### Task to complete
Give the data again exactly, from its opening line through the line in which "const emissionRange = [-1470, 7770];" appears.

◇ ◇ ◇ ◇ ◇

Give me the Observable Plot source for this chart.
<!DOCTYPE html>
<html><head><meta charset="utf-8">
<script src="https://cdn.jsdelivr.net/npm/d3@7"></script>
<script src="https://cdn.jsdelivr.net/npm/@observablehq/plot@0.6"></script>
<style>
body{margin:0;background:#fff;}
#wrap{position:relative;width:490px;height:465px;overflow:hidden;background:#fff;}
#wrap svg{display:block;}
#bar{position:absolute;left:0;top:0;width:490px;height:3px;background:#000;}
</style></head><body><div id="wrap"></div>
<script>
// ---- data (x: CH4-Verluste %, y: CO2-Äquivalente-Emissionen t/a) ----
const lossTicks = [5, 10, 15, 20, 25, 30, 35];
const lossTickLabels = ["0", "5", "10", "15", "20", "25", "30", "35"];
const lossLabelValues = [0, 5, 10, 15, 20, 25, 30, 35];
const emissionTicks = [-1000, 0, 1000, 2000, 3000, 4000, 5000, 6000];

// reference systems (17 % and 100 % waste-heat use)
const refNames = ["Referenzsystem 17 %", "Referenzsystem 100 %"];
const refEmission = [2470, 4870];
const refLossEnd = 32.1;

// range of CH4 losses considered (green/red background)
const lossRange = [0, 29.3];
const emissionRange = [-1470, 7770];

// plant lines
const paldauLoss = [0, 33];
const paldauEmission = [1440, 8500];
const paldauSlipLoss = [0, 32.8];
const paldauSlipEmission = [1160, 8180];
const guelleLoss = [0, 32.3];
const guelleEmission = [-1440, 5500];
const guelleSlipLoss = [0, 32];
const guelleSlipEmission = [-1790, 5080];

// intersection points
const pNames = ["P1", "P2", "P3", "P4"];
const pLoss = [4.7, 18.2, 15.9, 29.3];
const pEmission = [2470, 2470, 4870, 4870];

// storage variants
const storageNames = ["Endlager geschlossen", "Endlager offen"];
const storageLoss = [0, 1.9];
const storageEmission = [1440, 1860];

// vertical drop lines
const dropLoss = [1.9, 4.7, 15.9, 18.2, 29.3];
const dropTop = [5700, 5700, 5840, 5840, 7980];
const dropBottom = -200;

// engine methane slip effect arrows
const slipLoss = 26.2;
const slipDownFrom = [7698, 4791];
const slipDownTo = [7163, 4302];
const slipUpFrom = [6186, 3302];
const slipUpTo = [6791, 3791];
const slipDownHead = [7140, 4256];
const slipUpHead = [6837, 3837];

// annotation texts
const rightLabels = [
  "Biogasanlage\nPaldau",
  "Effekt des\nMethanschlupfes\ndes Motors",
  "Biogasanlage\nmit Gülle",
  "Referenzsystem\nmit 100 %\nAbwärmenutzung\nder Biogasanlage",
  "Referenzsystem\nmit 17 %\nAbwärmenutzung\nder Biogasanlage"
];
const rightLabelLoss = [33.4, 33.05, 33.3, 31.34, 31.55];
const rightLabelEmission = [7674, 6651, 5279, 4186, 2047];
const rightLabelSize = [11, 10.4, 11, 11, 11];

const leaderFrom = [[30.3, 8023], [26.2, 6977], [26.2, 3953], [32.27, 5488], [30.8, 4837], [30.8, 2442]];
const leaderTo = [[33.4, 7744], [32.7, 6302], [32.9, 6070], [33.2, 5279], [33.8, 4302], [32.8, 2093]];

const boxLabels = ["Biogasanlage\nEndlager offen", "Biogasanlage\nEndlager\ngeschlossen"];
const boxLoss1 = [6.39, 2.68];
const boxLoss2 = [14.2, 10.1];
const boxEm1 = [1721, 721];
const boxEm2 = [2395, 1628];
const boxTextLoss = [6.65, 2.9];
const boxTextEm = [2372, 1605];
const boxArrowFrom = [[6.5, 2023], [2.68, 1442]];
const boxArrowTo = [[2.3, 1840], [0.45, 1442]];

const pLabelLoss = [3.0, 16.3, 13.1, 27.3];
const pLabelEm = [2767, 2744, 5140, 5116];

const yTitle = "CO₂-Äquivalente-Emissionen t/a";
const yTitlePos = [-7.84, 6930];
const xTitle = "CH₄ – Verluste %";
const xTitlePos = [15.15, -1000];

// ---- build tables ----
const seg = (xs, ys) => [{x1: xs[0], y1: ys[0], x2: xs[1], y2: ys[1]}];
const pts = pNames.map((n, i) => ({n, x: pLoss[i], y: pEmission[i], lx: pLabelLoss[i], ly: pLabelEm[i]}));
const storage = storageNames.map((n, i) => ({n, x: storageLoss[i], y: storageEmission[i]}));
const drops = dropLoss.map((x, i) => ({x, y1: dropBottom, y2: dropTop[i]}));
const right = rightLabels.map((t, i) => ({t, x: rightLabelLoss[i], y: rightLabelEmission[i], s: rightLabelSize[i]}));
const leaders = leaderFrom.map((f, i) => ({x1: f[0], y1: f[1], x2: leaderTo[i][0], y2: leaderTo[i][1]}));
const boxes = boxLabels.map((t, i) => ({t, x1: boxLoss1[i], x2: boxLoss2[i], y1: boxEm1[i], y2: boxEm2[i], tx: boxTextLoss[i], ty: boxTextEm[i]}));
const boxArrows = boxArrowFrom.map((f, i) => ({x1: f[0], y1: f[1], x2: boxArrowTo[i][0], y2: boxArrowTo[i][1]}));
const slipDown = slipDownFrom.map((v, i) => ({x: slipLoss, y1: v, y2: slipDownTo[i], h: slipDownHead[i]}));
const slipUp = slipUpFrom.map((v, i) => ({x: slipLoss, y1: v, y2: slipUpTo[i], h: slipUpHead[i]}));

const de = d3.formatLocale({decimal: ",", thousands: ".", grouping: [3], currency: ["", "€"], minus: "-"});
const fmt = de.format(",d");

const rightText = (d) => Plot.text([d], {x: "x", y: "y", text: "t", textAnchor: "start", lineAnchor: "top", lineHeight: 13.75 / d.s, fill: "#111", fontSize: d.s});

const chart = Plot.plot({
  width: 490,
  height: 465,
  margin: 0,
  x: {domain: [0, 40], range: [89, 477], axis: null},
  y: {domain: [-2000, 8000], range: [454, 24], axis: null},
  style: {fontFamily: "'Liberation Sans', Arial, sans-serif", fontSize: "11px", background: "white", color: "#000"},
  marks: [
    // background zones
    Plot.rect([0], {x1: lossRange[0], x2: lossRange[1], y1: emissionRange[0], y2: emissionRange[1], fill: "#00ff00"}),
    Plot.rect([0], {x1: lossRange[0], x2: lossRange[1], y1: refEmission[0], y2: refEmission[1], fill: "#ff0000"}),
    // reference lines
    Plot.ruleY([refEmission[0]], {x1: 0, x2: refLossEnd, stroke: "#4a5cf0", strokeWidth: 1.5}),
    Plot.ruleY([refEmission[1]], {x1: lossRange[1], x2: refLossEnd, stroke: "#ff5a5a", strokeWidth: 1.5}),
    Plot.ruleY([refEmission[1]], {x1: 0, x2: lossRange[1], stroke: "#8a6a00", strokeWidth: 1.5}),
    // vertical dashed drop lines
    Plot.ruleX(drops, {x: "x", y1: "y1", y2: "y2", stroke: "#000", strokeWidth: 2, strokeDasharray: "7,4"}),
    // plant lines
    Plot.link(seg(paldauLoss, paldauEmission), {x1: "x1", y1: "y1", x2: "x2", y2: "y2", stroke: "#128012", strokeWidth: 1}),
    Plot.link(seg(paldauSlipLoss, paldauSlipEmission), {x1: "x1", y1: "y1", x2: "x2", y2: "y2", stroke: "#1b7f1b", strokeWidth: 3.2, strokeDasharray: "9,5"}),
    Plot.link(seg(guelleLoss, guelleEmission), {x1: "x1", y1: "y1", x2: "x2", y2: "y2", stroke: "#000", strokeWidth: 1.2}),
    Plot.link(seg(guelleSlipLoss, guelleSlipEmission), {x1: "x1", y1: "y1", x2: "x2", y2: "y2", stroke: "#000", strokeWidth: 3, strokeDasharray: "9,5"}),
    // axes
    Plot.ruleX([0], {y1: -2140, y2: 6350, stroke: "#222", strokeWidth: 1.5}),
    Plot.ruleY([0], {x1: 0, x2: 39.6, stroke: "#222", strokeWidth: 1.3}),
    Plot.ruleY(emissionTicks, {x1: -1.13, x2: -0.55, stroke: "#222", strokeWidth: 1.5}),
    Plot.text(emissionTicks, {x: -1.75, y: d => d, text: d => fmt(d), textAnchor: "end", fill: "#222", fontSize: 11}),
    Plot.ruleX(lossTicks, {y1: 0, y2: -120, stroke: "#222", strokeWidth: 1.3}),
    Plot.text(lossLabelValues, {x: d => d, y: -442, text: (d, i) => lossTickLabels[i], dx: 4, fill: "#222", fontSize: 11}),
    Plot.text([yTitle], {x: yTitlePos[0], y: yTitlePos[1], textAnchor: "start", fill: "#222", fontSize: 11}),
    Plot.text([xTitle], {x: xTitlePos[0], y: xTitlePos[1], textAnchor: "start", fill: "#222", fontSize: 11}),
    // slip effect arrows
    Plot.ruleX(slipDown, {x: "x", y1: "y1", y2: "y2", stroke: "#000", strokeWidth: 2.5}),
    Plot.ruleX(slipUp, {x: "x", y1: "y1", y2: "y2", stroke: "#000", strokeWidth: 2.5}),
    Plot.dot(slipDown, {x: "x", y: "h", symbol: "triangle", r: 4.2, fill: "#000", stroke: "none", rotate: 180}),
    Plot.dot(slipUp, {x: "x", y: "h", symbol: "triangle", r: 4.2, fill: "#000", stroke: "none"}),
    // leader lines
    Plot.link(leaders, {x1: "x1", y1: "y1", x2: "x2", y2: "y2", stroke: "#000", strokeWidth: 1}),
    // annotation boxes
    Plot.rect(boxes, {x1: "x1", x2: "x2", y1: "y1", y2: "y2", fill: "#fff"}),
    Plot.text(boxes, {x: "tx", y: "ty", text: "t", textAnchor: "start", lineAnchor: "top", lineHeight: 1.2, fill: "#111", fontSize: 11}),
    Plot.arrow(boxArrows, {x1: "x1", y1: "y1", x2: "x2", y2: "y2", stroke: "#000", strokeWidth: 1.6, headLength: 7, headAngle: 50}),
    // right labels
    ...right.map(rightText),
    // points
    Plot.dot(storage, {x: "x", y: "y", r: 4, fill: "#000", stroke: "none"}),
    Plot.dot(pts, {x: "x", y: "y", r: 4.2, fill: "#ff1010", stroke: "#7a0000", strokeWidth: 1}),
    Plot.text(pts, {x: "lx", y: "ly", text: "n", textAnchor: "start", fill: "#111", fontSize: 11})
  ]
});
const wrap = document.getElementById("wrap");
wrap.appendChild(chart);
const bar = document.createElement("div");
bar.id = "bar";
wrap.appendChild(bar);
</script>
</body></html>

◇ ◇ ◇ ◇ ◇

### Output for this task
Give me the Observable Plot source for this chart.
<!DOCTYPE html>
<html><head><meta charset="utf-8">
<script src="https://cdn.jsdelivr.net/npm/d3@7"></script>
<script src="https://cdn.jsdelivr.net/npm/@observablehq/plot@0.6"></script>
<style>
body{margin:0;background:#fff;}
#wrap{position:relative;width:490px;height:465px;overflow:hidden;background:#fff;}
#wrap svg{display:block;}
#bar{position:absolute;left:0;top:0;width:490px;height:3px;background:#000;}
</style></head><body><div id="wrap"></div>
<script>
// ---- data (x: CH4-Verluste %, y: CO2-Äquivalente-Emissionen t/a) ----
const lossTicks = [5, 10, 15, 20, 25, 30, 35];
const lossTickLabels = ["0", "5", "10", "15", "20", "25", "30", "35"];
const lossLabelValues = [0, 5, 10, 15, 20, 25, 30, 35];
const emissionTicks = [-1000, 0, 1000, 2000, 3000, 4000, 5000, 6000];

// reference systems (17 % and 100 % waste-heat use)
const refNames = ["Referenzsystem 17 %", "Referenzsystem 100 %"];
const refEmission = [2470, 4870];
const refLossEnd = 32.1;

// range of CH4 losses considered (green/red background)
const lossRange = [0, 29.3];
const emissionRange = [-1470, 7770];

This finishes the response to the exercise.